One business decision that I wish I made before I started my first business was to keep a record of the money I've invested in my business vs. loaned to my business. Generally speaking, the earlier one starts to split personal costs and business costs and keep track of them, the better it is. Many entrepreneurs don't like to think about this simply because they don't like being bogged down by admin questions. In my second business venture, I started right from the start and saved myself countless hours and a huge headache because my personal and business books were clean from the start. This made assessing business performance and ultimately selling the business much easier.

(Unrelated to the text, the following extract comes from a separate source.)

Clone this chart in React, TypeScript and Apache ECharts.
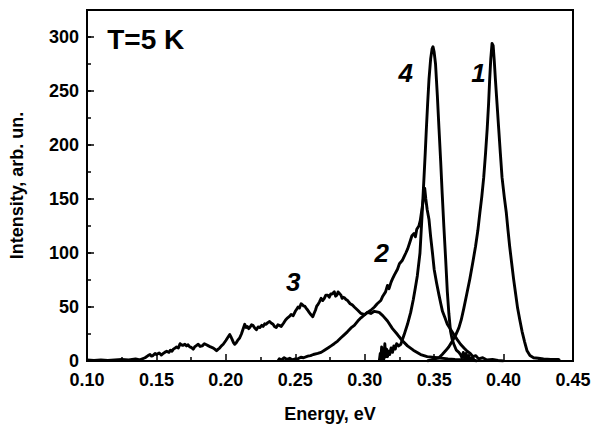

One common financial mistake made by new entrepreneurs is not investing in professional help, such as accountants or financial advisors. Startups often operate on tight budgets, and entrepreneurs might be tempted to handle all financial matters themselves to save costs. However, this can lead to errors in financial management, tax filing, and compliance with regulations. These mistakes can be costly in the long run. This pitfall can be avoided by recognizing the value of professional financial advice. Even with a limited budget, consider engaging a financial expert to ensure sound financial practices, accurate tax filing, and adherence to legal requirements.
During my interviews with many entrepreneurs, I've observed a common trend: impatience can greatly raise the chances of facing financial setbacks. For example, entrepreneurs often have a strong desire for quick results, leading them to invest money with the belief that it will speed up their progress toward their goals. While this strategy can sometimes yield positive outcomes, it frequently leads entrepreneurs to invest in the wrong solutions or execute their plans ineffectively. However, entrepreneurs can avoid these financial setbacks. By learning to appreciate the journey of building their business, they can safeguard themselves against hasty decisions. It involves taking the time to engage in work they find enjoyable, prioritizing their mental and physical well-being, and considering other important aspects of their lives. By doing so, entrepreneurs will be less inclined to seek quick fixes and more likely to make thoughtful decisions that contribute to their long-term success.